GIVEN DATA:
>>>
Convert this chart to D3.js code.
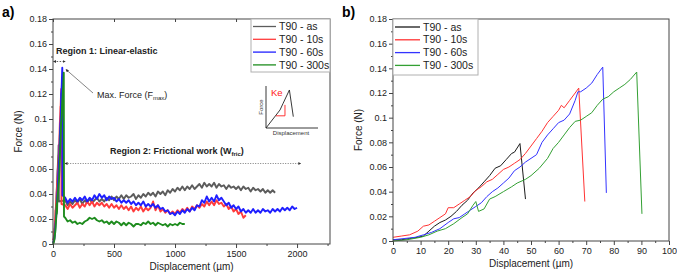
<!DOCTYPE html>
<meta charset="utf-8">
<style>
body { margin: 0; background: #fff; }
svg { font-family: "Liberation Sans", Arial, sans-serif; }
.frame { fill: none; stroke: #444; stroke-width: 1; }
.axis path { display: none; }
.axis line { stroke: #444; }
.axis text { font-size: 9px; fill: #222; }
.title { font-size: 10px; fill: #222; }
.series { fill: none; stroke-linejoin: round; }
.legend text { font-size: 10.5px; fill: #222; }
.note { font-size: 9px; fill: #222; }
.bold { font-weight: bold; }
</style>
<svg width="677" height="274"></svg>
<script src="https://d3js.org/d3.v7.min.js"></script>
<script>

// ---- data ----
var seriesNames = ["T90 - as", "T90 - 10s", "T90 - 60s", "T90 - 300s"];
var yTicks = [0, 0.02, 0.04, 0.06, 0.08, 0.1, 0.12, 0.14, 0.16, 0.18];
var yTickLabels = ["0", "0.02", "0.04", "0.06", "0.08", "0.1", "0.12", "0.14", "0.16", "0.18"];
var xTicksA = [0, 500, 1000, 1500, 2000];
var xTicksB = [0, 10, 20, 30, 40, 50, 60, 70, 80, 90, 100];

// loading part up to fracture (displacement um, force N), panel b
var asX   = [0, 3, 6, 9, 11, 13, 15, 17, 19, 21, 23, 25, 27, 29, 31, 33, 35, 37, 39, 41, 43, 44, 46, 48];
var asY   = [.001, .001, .002, .003, .004, .008, .012, .015, .017, .020, .024, .029, .033, .039, .043, .048, .053, .059, .061, .066, .071, .072, .079, .034];
var s10X  = [0, 3, 6, 9, 11, 13, 15, 17, 19, 20, 22, 24, 26, 28, 30, 32, 34, 36, 38, 40, 42, 44, 46, 48, 50, 52, 54, 56, 58, 60, 61, 62, 64, 66, 67.3, 69.5];
var s10Y  = [.003, .004, .005, .008, .012, .013, .016, .019, .022, .027, .027, .030, .033, .036, .041, .044, .048, .050, .054, .058, .060, .063, .066, .071, .077, .083, .089, .096, .101, .106, .110, .108, .114, .120, .124, .032];
var s60X  = [0, 4, 8, 11, 14, 17, 20, 22, 24, 26, 28, 30, 32, 34, 36, 38, 40, 42, 44, 46, 48, 50, 52, 54, 56, 58, 60, 62, 64, 66, 67, 68, 70, 72, 74, 76, 77.3];
var s60Y  = [.001, .002, .003, .005, .007, .010, .015, .018, .019, .022, .025, .028, .031, .036, .040, .043, .047, .051, .057, .060, .064, .067, .070, .080, .086, .091, .096, .098, .103, .114, .121, .121, .124, .128, .135, .141, .039];
var s300X = [0, 5, 10, 13, 16, 19, 22, 25, 27, 29, 30, 31, 33, 35, 37, 40, 43, 45, 48, 50, 53, 56, 58, 60, 62, 64, 66, 68, 70, 72, 74, 76, 78, 80, 82, 84, 86, 88.3, 90.2];
var s300Y = [0, .001, .003, .005, .008, .010, .014, .019, .022, .029, .032, .024, .026, .034, .036, .040, .044, .047, .050, .053, .059, .067, .075, .080, .086, .092, .097, .098, .101, .104, .110, .115, .117, .121, .124, .127, .131, .137, .022];

// frictional part, panel a: sampled every 20 um from 100 um
var fricStart = 100, fricStep = 20;
var asFric = [
  .035,.031,.034,.032,.035, .033,.036,.032,.035,.033, .036,.033,.035,.037,.034, .036,.034,.037,.035,.038,
  .035,.038,.036,.039,.036, .039,.037,.038,.040,.036, .039,.037,.040,.038,.041, .039,.041,.038,.042,.040,
  .042,.039,.043,.041,.044, .042,.045,.043,.046,.043, .046,.044,.047,.044,.046, .048,.045,.049,.046,.048,
  .046,.049,.045,.048,.046, .047,.044,.047,.045,.046, .044,.046,.043,.046,.044, .045,.042,.045,.043,.044,
  .042,.044,.041,.043,.041, .043,.041];
var s10Fric = [
  .031,.028,.032,.029,.031, .033,.029,.032,.030,.034, .031,.034,.030,.033,.031, .033,.030,.032,.029,.032,
  .029,.031,.028,.031,.028, .030,.027,.030,.026,.029, .027,.030,.026,.029,.027, .029,.034,.027,.031,.026,
  .028,.025,.027,.024,.026, .024,.027,.025,.028,.026, .029,.026,.030,.028,.031, .029,.032,.030,.034,.031,
  .034,.031,.035,.032,.033, .030,.032,.028,.030,.026, .028,.024,.026,.021,.023];
var s60Fric = [
  .037,.033,.036,.034,.037, .034,.037,.035,.038,.034, .037,.035,.039,.036,.040, .037,.039,.035,.038,.036,
  .037,.034,.036,.033,.035, .033,.035,.032,.034,.031, .033,.031,.034,.030,.032, .030,.032,.029,.031,.028,
  .029,.026,.027,.024,.025, .023,.026,.024,.027,.025, .028,.026,.029,.027,.031, .030,.035,.033,.038,.034,
  .037,.034,.039,.035,.037, .034,.031,.033,.029,.031, .028,.030,.026,.028,.025, .027,.025,.028,.025,.027,
  .025,.028,.026,.027,.025, .028,.026,.028,.026,.029, .027,.029,.027,.030,.028, .029];
var s300Fric = [
  .021,.018,.019,.017,.018, .016,.017,.016,.018,.019, .021,.020,.021,.019,.018, .019,.017,.018,.016,.018,
  .016,.018,.017,.015,.017, .015,.017,.016,.014,.016, .016,.015,.017,.016,.018, .016,.017,.015,.017,.016,
  .015,.016,.014,.016,.015, .016,.015,.017,.016,.016];

// sketch in the inset (relative units)
var insetCurve = [[0, 0], [0.27, 0.43], [0.33, 0.59], [0.45, 0.905], [0.525, 0.27]];
var insetKe = [[0.19, 0.29], [0.365, 0.29], [0.365, 0.55]];

var colorsA = ["#5c5c5c", "#ff3b3b", "#1f1fff", "#1e8c1e"];
var colorsB = ["#1a1a1a", "#ff3333", "#3333ff", "#33a033"];

// ---- helpers ----
var svg = d3.select("svg");

function zip(xs, ys) { return xs.map(function(v, i) { return [v, ys[i]]; }); }
function fric(vals) { return vals.map(function(v, i) { return [fricStart + i * fricStep, v]; }); }

var loading = [zip(asX, asY), zip(s10X, s10Y), zip(s60X, s60Y), zip(s300X, s300Y)];
var frictional = [asFric, s10Fric, s60Fric, s300Fric].map(fric);

function panel(opt) {
  var x = d3.scaleLinear().domain(opt.xDomain).range(opt.xRange),
      y = d3.scaleLinear().domain([0, 0.18]).range(opt.yRange);
  var g = svg.append("g");

  // minor ticks
  g.append("g").attr("class", "axis")
      .attr("transform", "translate(0," + opt.yRange[0] + ")")
      .call(d3.axisBottom(x).tickValues(opt.xMinor).tickSize(2).tickFormat(""));
  g.append("g").attr("class", "axis")
      .attr("transform", "translate(" + opt.xRange[0] + ",0)")
      .call(d3.axisLeft(y).tickValues(d3.range(0.01, 0.18, 0.02)).tickSize(2).tickFormat(""));

  g.append("g").attr("class", "axis")
      .attr("transform", "translate(0," + opt.yRange[0] + ")")
      .call(d3.axisBottom(x).tickValues(opt.xTicks).tickSize(4).tickPadding(3).tickFormat(d3.format("d")));
  g.append("g").attr("class", "axis")
      .attr("transform", "translate(" + opt.xRange[0] + ",0)")
      .call(d3.axisLeft(y).tickValues(yTicks).tickSize(4).tickPadding(2)
        .tickFormat(function(d, i) { return yTickLabels[i]; }));
  if (opt.topTicks) {
    g.append("g").attr("class", "axis")
        .attr("transform", "translate(0," + opt.yRange[1] + ")")
        .call(d3.axisBottom(x).tickValues(opt.xTicks).tickSize(3).tickFormat(""));
  }

  var line = d3.line().x(function(d) { return x(d[0]); }).y(function(d) { return y(d[1]); });
  g.selectAll(".series").data(opt.series).enter().append("path")
      .attr("class", "series")
      .attr("stroke", function(d, i) { return opt.colors[i]; })
      .attr("stroke-width", opt.lineWidth)
      .attr("d", line);

  g.append("rect").attr("class", "frame")
      .attr("x", opt.xRange[0]).attr("y", opt.yRange[1])
      .attr("width", opt.xRange[1] - opt.xRange[0])
      .attr("height", opt.yRange[0] - opt.yRange[1]);

  g.append("text").attr("class", "title")
      .attr("x", (opt.xRange[0] + opt.xRange[1]) / 2).attr("y", opt.yRange[0] + 26)
      .attr("text-anchor", "middle").text("Displacement (\u00b5m)");
  g.append("text").attr("class", "title")
      .attr("transform", "translate(" + (opt.xRange[0] - 31) + "," + ((opt.yRange[0] + opt.yRange[1]) / 2) + ") rotate(-90)")
      .attr("text-anchor", "middle").text("Force (N)");

  g.append("text").attr("class", "bold")
      .attr("x", opt.xRange[0] - 51).attr("y", 17)
      .style("font-size", "14px").text(opt.label);

  // legend
  var L = opt.legend;
  var lg = g.append("g").attr("class", "legend");
  lg.append("rect").attr("x", L.x).attr("y", opt.yRange[1]).attr("width", L.w).attr("height", L.h)
      .attr("fill", "#fff").attr("stroke", "#b0b0b0");
  seriesNames.forEach(function(name, i) {
    var ry = opt.yRange[1] + L.first + i * 12.8;
    lg.append("line").attr("x1", L.x + 2).attr("x2", L.x + L.line).attr("y1", ry).attr("y2", ry)
        .attr("stroke", opt.colors[i]).attr("stroke-width", 1.3);
    lg.append("text").attr("x", L.x + L.line + 3).attr("y", ry).attr("dy", "0.35em").text(name);
  });

  return {g: g, x: x, y: y};
}

var A = panel({
  label: "a)", xDomain: [0, 2270], xRange: [53, 330], yRange: [244, 19],
  xTicks: xTicksA, xMinor: d3.range(250, 2270, 500), topTicks: true,
  series: loading.map(function(d, i) { return d.concat(frictional[i]); }),
  colors: colorsA, lineWidth: 1.9,
  legend: {x: 251, w: 79, h: 53, first: 7.5, line: 25}
});

var B = panel({
  label: "b)", xDomain: [0, 100], xRange: [393, 669], yRange: [241, 19],
  xTicks: xTicksB, xMinor: d3.range(5, 100, 10), topTicks: false,
  series: loading, colors: colorsB, lineWidth: 1,
  legend: {x: 393, w: 85, h: 56, first: 8, line: 27}
});

// ---- annotations on panel a ----
var defs = svg.append("defs");
defs.append("marker").attr("id", "ah").attr("viewBox", "0 0 6 6").attr("refX", 5).attr("refY", 3)
    .attr("markerWidth", 4).attr("markerHeight", 4).attr("orient", "auto-start-reverse")
  .append("path").attr("d", "M0,0L6,3L0,6Z").attr("fill", "#333");

var g = A.g, x = A.x, y = A.y;

g.append("text").attr("class", "note bold").attr("x", 56).attr("y", 54).text("Region 1: Linear-elastic");
g.append("line").attr("x1", x(5)).attr("x2", x(100)).attr("y1", 61.5).attr("y2", 61.5)
    .attr("stroke", "#333").attr("stroke-width", 0.8).attr("stroke-dasharray", "1.5,1.5")
    .attr("marker-start", "url(#ah)").attr("marker-end", "url(#ah)");

var mf = g.append("text").attr("class", "note").attr("x", 97).attr("y", 98).text("Max. Force (F");
mf.append("tspan").attr("dy", 2).style("font-size", "6px").text("max");
mf.append("tspan").attr("dy", -2).text(")");
g.append("line").attr("x1", 93).attr("y1", 93).attr("x2", 66).attr("y2", 69.5)
    .attr("stroke", "#666").attr("stroke-width", 0.8).attr("marker-end", "url(#ah)");

var r2 = g.append("text").attr("class", "note bold").attr("x", 110).attr("y", 154)
    .text("Region 2: Frictional work (W");
r2.append("tspan").attr("dy", 2).style("font-size", "6px").text("fric");
r2.append("tspan").attr("dy", -2).text(")");
g.append("line").attr("x1", x(100)).attr("x2", x(2030)).attr("y1", 163.5).attr("y2", 163.5)
    .attr("stroke", "#444").attr("stroke-width", 0.7).attr("stroke-dasharray", "1,1.5")
    .attr("marker-start", "url(#ah)").attr("marker-end", "url(#ah)");

// inset sketch
var ix = d3.scaleLinear().domain([0, 1]).range([266, 318]),
    iy = d3.scaleLinear().domain([0, 1]).range([128, 86]);
var il = d3.line().x(function(d) { return ix(d[0]); }).y(function(d) { return iy(d[1]); });
g.append("path").attr("d", il([[0, 1], [0, 0], [1, 0]])).attr("fill", "none").attr("stroke", "#222").attr("stroke-width", 0.9);
g.append("path").attr("d", il(insetCurve)).attr("fill", "none").attr("stroke", "#222").attr("stroke-width", 0.9);
g.append("path").attr("d", il(insetKe)).attr("fill", "none").attr("stroke", "#ff2020").attr("stroke-width", 0.9);
g.append("text").attr("x", 271).attr("y", 96).style("font-size", "9.5px").attr("fill", "#ff2020").text("Ke");
g.append("text").attr("transform", "translate(263,107) rotate(-90)").attr("text-anchor", "middle")
    .style("font-size", "6px").attr("fill", "#333").text("Force");
g.append("text").attr("x", 291).attr("y", 135).attr("text-anchor", "middle")
    .style("font-size", "6px").attr("fill", "#333").text("Displacement");

</script>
<<<
WHAT IS EXPECTED: Reproduce the material above from its first line through the line containing "80, 90, 100];", both ends included, and skip every picture.

EXERCISE RESULT:
Convert this chart to D3.js code.
<!DOCTYPE html>
<meta charset="utf-8">
<style>
body { margin: 0; background: #fff; }
svg { font-family: "Liberation Sans", Arial, sans-serif; }
.frame { fill: none; stroke: #444; stroke-width: 1; }
.axis path { display: none; }
.axis line { stroke: #444; }
.axis text { font-size: 9px; fill: #222; }
.title { font-size: 10px; fill: #222; }
.series { fill: none; stroke-linejoin: round; }
.legend text { font-size: 10.5px; fill: #222; }
.note { font-size: 9px; fill: #222; }
.bold { font-weight: bold; }
</style>
<svg width="677" height="274"></svg>
<script src="https://d3js.org/d3.v7.min.js"></script>
<script>

// ---- data ----
var seriesNames = ["T90 - as", "T90 - 10s", "T90 - 60s", "T90 - 300s"];
var yTicks = [0, 0.02, 0.04, 0.06, 0.08, 0.1, 0.12, 0.14, 0.16, 0.18];
var yTickLabels = ["0", "0.02", "0.04", "0.06", "0.08", "0.1", "0.12", "0.14", "0.16", "0.18"];
var xTicksA = [0, 500, 1000, 1500, 2000];
var xTicksB = [0, 10, 20, 30, 40, 50, 60, 70, 80, 90, 100];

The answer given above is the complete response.